» AIM OF THE TASK: Write out only the lines from the start of the entries up to and including the line with "from bokeh.resources import INLINE"; please skip the pictures.

» DATA SECTION:
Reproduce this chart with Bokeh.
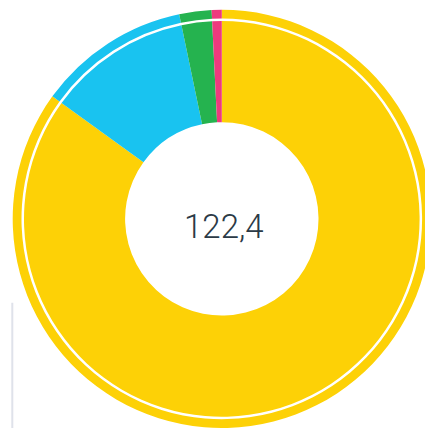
import math
from bokeh.plotting import figure
from bokeh.models import Range1d
from bokeh.core.properties import value
from bokeh.embed import file_html
from bokeh.resources import INLINE

categories = ["Yellow", "Blue", "Green", "Pink"]
values = [104.0, 14.4, 3.05, 0.95]
colors = ["#FDD106", "#19C3F0", "#25B34F", "#EE3A7E"]
total_label = "122,4"

W, H = 425, 428
p = figure(width=W, height=H, output_backend="svg", toolbar_location=None,
           x_range=Range1d(0, W), y_range=Range1d(0, H), min_border=0)
p.axis.visible = False
p.grid.visible = False
p.outline_line_color = None
p.background_fill_color = "white"
p.border_fill_color = "white"

cx, cy = 221.3, H - 218.4
total = sum(values)
starts, ends = [], []
a = math.pi / 2
for v in values:
    starts.append(a)
    a -= v / total * 2 * math.pi
    ends.append(a)

src = dict(x=[cx] * len(values), y=[cy] * len(values), start=starts, end=ends, color=colors, name=categories)
p.annular_wedge(x="x", y="y", inner_radius=96.7, outer_radius=197.8, start_angle="start", end_angle="end",
                direction="clock", fill_color="color", line_color=None, source=src)
p.annular_wedge(x="x", y="y", inner_radius=200.3, outer_radius=209.1, start_angle="start", end_angle="end",
                direction="clock", fill_color="color", line_color=None, source=src)

p.text(x=[cx + 2], y=[H - 225.8], text=[total_label], text_align="center", text_baseline="middle",
       text_font=value("Roboto Light"), text_font_size="33px", text_color="#2B3A46")

p.segment(x0=[11.8], y0=[H - 302.3], x1=[11.8], y1=[0], line_color="#DFE2EA", line_width=2)

open("out.html", "w").write(file_html(p, INLINE))
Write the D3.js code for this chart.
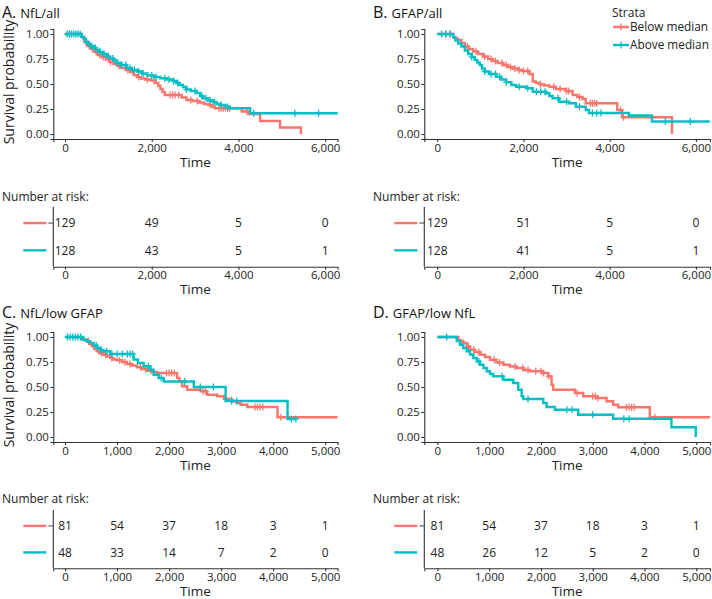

» TASK SOLUTION:
Reproduce this chart with Bokeh.
import math
from bokeh.plotting import figure
from bokeh.models import Range1d
from bokeh.core.properties import value
from bokeh.embed import file_html
from bokeh.resources import INLINE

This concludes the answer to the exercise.